President Donald Trump's campaign to undermine, starve and dismantle Obamacare has hit a critical phase.
Public support for replacing the Affordable Care Act is slipping and both the Republican House and Senate health bills are deeply unpopular.
With Congress in need of White House leadership to help shore up support for the repeal effort, Trump instead has vented his frustration on social media.
"If Republican Senators are unable to pass what they are working on now, they should immediately REPEAL, and then REPLACE at a later date," Trump tweeted just last week.
It was another missed opportunity for Trump to help calm the political waters. Instead, he stirred the pot, adding an extra layer of pressure on wavering GOP senators headed home for the July 4 recess after failing to secure the 50 votes needed for Senate passage of Senate Majority Leader Mitch McConnell's health bill.
The Twitter episode, which continues to spark heated "repeal now" calls from conservatives, showed how Trump's efforts to influence the health care debate often hurt rather than help his cause, said John Hudak, deputy director of the Center for Effective Public Management at Brookings Institution in Washington.
"If he wanted to get engaged and he wanted to learn about this process and this policy, he could play a positive role. He just shows no obvious interest or ability to do that," Hudak said.
Having largely ceded the repeal effort to congressional Republicans, Trump's hands-off approach seemed to make sense.
"But this is a place where it's not working with the president being hands-off, and he's just incapable of being hands-on," Hudak said. "This is just a man who's not serious about the office. By most accounts, he has no idea what is in the House and Senate legislation."
Rather than follow a consistent policy compass, Trump often repeats "the last voice talking in his ear," said Thomas Miller, a resident fellow at the American Enterprise Institute who studies health care policy.
"Even if he was not necessarily correct in policy, if he was a little more consistent in direction, and basically used whatever persuasive power he had to drive (the debate) it in that direction, that could accomplish something," Miller said.
But Trump's frustration with the legislative process and clumsy forays into public policy also are understandable, considering he's the first president to come into office without a military or political background, said Robert Moffit, a senior fellow at the conservative Heritage Foundation.
"His frame of reference about what is and is not successful has nothing to do, really, with the kinds of calculations that are made by the Washington political class and its allies," Moffit said. "With Trump, his entire world is based on deals with deadlines. … If you have a Republican leadership that for seven years promised action on repealing a law that has been genuinely unpopular, and they don't do it, well, that is an abject failure of democratic governance."
As the legislative path slowly unfolds for the Affordable Care Act repeal, Trump hasn't exactly stood by and watched passively.

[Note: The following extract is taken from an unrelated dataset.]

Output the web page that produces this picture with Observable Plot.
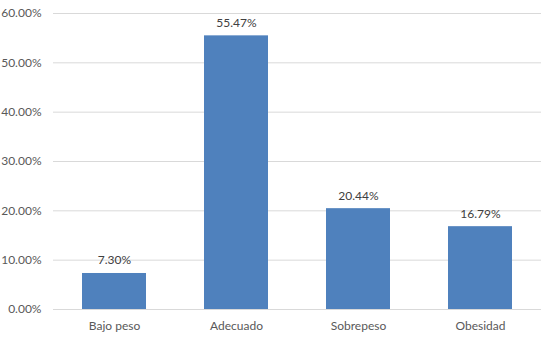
<!DOCTYPE html>
<html>
<head>
<meta charset="utf-8">
<script src="https://cdn.jsdelivr.net/npm/d3@7"></script>
<script src="https://cdn.jsdelivr.net/npm/@observablehq/plot@0.6"></script>
<style>
  html, body { margin: 0; padding: 0; background: #fff; }
  svg { display: block; }
</style>
</head>
<body>
<div id="chart"></div>
<script>
const categories = ["Bajo peso", "Adecuado", "Sobrepeso", "Obesidad"];
const values = [7.30, 55.47, 20.44, 16.79];
const yTicks = [0, 10, 20, 30, 40, 50, 60];

const data = categories.map((c, i) => ({category: c, value: values[i]}));
const fmt = v => v.toFixed(2) + "%";

const chart = Plot.plot({
  width: 545,
  height: 339,
  marginLeft: 53,
  marginRight: 4,
  marginTop: 13,
  marginBottom: 30,
  style: {fontFamily: "Lato, 'Noto Sans', sans-serif", fontSize: "12px", color: "#595959", background: "#fff"},
  x: {domain: categories, paddingInner: 0.475, paddingOuter: 0.2375, label: null},
  y: {domain: [0, 60], label: null},
  marks: [
    Plot.gridY(yTicks, {stroke: "#d9d9d9", strokeOpacity: 1}),
    Plot.axisY(yTicks, {tickSize: 0, tickPadding: 12, tickFormat: fmt, fill: "#595959", fontSize: 12}),
    Plot.axisX({tickSize: 0, tickPadding: 12, fill: "#595959", fontSize: 12}),
    Plot.barY(data, {x: "category", y: "value", fill: "#4f81bd"}),
    Plot.text(data, {x: "category", y: "value", text: d => fmt(d.value), dy: -9, lineAnchor: "bottom", fill: "#404040", fontSize: 12})
  ]
});
document.getElementById("chart").append(chart);
</script>
</body>
</html>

He used an executive order early in his term to articulate the administration's philosophy about the health law. He quickly cut funding for Health and Human Services work to promote HealthCare.gov, and his administration passed a series of regulations designed to help stabilize individual insurance markets.

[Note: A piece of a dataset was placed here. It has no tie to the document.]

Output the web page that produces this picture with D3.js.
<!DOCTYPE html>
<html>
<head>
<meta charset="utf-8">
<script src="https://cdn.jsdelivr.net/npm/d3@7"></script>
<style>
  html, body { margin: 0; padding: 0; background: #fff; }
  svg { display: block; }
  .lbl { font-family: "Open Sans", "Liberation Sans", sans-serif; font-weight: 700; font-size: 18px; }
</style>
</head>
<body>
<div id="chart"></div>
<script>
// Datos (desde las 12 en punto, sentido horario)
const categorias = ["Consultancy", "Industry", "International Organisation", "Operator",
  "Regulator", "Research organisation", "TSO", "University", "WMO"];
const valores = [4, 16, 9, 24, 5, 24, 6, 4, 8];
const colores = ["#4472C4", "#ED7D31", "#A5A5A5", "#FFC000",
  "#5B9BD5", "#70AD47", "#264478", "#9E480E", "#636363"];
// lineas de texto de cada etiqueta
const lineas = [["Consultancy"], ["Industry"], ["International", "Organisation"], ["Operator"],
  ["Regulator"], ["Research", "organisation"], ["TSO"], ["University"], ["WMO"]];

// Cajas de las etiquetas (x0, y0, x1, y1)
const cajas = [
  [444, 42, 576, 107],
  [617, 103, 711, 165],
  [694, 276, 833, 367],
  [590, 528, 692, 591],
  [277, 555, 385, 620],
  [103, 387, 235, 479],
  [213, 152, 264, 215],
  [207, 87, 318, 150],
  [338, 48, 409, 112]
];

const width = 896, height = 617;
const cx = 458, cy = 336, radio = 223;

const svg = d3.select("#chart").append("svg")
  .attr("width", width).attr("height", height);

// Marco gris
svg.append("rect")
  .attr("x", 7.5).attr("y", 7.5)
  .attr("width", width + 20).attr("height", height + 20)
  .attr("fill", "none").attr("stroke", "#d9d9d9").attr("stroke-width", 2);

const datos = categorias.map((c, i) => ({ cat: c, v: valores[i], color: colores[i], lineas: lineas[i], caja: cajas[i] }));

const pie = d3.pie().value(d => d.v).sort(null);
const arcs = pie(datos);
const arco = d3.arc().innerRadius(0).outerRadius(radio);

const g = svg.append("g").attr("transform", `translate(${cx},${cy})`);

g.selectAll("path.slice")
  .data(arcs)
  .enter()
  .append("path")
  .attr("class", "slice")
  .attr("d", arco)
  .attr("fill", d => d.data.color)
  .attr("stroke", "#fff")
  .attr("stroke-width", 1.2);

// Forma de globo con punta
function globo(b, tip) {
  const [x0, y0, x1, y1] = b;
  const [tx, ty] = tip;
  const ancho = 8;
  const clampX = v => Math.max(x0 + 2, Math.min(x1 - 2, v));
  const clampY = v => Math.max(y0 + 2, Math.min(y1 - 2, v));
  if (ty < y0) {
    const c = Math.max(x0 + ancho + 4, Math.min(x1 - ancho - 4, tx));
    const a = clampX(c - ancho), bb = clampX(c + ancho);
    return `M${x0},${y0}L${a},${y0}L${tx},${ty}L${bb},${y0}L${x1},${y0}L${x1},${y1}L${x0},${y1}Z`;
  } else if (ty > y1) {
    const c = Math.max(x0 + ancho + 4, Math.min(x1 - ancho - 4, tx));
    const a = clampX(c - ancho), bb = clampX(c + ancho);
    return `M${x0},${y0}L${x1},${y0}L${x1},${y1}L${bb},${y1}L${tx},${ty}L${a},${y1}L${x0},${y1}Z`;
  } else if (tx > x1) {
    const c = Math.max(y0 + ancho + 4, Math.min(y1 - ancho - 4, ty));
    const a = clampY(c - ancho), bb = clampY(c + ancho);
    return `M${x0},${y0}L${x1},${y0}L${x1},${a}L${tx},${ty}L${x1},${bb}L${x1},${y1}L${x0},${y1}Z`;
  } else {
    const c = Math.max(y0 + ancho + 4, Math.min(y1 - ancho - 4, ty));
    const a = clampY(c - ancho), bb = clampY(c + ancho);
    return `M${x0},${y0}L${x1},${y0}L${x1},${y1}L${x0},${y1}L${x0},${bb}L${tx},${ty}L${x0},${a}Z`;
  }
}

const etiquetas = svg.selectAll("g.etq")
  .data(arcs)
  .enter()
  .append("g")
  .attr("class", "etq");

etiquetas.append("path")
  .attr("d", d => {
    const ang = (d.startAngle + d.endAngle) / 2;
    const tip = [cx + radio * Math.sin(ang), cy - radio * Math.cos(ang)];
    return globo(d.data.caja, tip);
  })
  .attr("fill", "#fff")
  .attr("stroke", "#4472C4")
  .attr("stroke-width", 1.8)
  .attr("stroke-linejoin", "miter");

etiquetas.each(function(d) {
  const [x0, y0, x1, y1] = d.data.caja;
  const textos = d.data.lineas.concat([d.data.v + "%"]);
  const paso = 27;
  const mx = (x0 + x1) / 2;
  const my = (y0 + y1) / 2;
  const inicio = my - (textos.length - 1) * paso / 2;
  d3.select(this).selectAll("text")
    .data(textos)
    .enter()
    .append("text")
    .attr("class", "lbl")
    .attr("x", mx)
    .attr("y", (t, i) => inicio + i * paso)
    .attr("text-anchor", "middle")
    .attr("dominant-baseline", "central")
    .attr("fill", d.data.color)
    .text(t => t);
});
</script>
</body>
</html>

His lack of a clear policy direction often complicates his efforts. Consider Trump's indecision on whether to reimburse insurers for billions of dollars in cost-sharing subsidies provided to low-income plan members.
"The future of those subsidies is, effectively, in his hands," said Craig Garthwaite, an associate professor at the Kellogg School of Management at Northwestern University.

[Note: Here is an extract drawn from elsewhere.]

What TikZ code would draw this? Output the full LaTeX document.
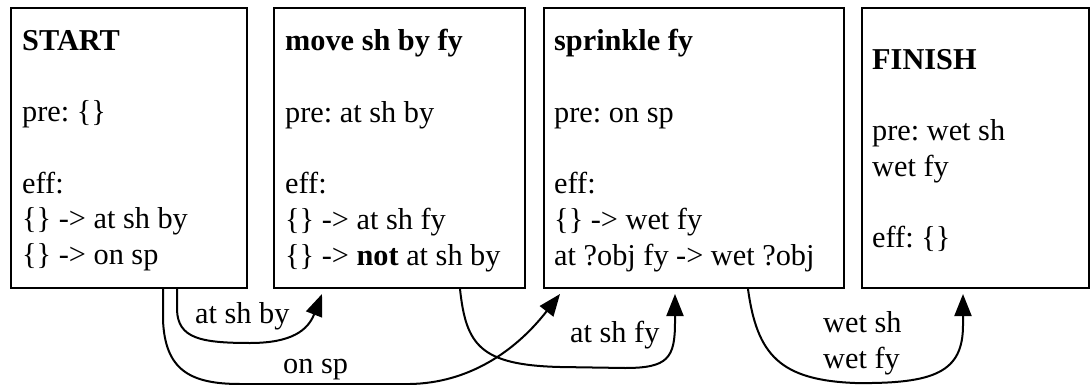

The Trump administration's failure to enforce the individual mandate, the law that requires Americans to have health insurance or pay a penalty, is equally troubling for insurers, said Garthwaite, a Republican.
"His general unwillingness to provide certainty or act in a certain rational manner is giving insurance companies pause" about trusting his administration. "I just don't think we have that here and now," Garthwaite said.
Moffit said Trump could help the repeal effort by allowing his team at Health and Human Services to work more closely with Congress and by giving several policy speeches that outline a broad vision for the health changes he wants see.
"And he can't just say 'I want a terrific plan' or 'something that will be great,' " Moffit said. "He has to outline what kind of health care system he wants America to have."
In August 2009 when Sen. Ted Kennedy, D-Mass., died as the Affordable Care Act was languishing in Congress, many thought the health care reforms he championed most of his life would die as well.
But in a prime-time address on health care to a joint session of Congress in September 2009, President Barack Obama re-stated his case for health care reform and rallied House and Senate Democrats to stay the course. The legislation passed both houses of Congress by year's end.
If Trump could exercise similar leadership, he could help resurrect the floundering repeal effort, said Miller, of the American Enterprise Institute. Unfortunately, where Trump "wants to lead is wherever the parade is going," Miller said. "He wants to be there at the bill signing. He just doesn't know what they're going to deliver."
At a time when Congress needs presidential leadership and the president needs congressional cohesiveness, "we seem to be running a little low on both these days," Miller said.